There were extra-judicial executions, indiscriminate shooting or bombing leading to the deaths of civilians, threats to members of the local population accused of providing the Maoists with food or shelter and the use of civilians under duress as informers, thereby placing them at risk of facing reprisals by the Maoists. "Arbitrary arrest and detention, closely linked to cases of disappearance, were among the most common violations," said the three-member delegation.

The king was seen as a problem, not a solution. New Delhi was accused of playing a double game, giving military assistance to Kathmandu on the one hand and offering assurances to political parties for democratic structure on the other. The delegation conceded that the political parties in Nepal had yet to iron out their differences.
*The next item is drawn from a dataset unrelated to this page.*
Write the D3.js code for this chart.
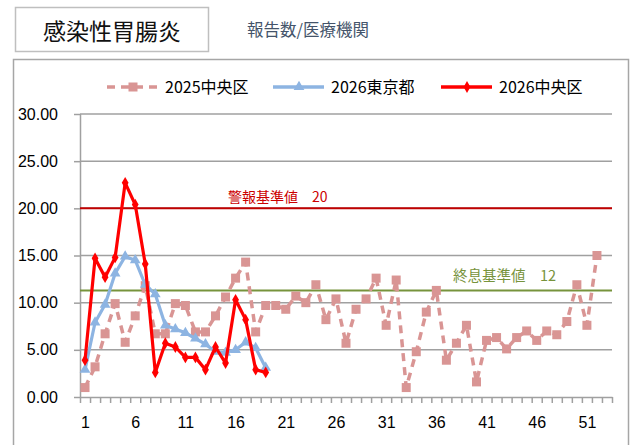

Sri Lanka's representative said that the democracy was dying in his country because extremist elements, among Buddhist monks, were joining politics. It was conceded that the distance between the Sinhalese and the Tamils had not been spanned, although both increasingly felt that they had to live together. India could do a lot and "put pressure on Tamils" said the Sri Lankan delegation while underlining the "indifference of New Delhi. If ever there was any settlement, it would have to be through India."

The Indian delegation admitted that the problem of fundamentalism, terrorism and political opportunism beleaguered them as much as it tormented other countries in the region. It had a free society but it was becoming increasingly lawless because of power politics.

The economic growth of 8.1 per cent had not licked poverty, although a new legislation for full employment assured half of rural India 150 days of jobs in a year.

Discussions at the SAHR bureau conclave did not throw up any collective idea to check the violation of the rule of law or human rights in South Asia. Nor was there any confidence that democracy could be restored in all the countries in the region. Yet, there was a resolve to deepen democracy in South Asia, SAHR's priority till the end of November 2006 when its general body meets in New Delhi.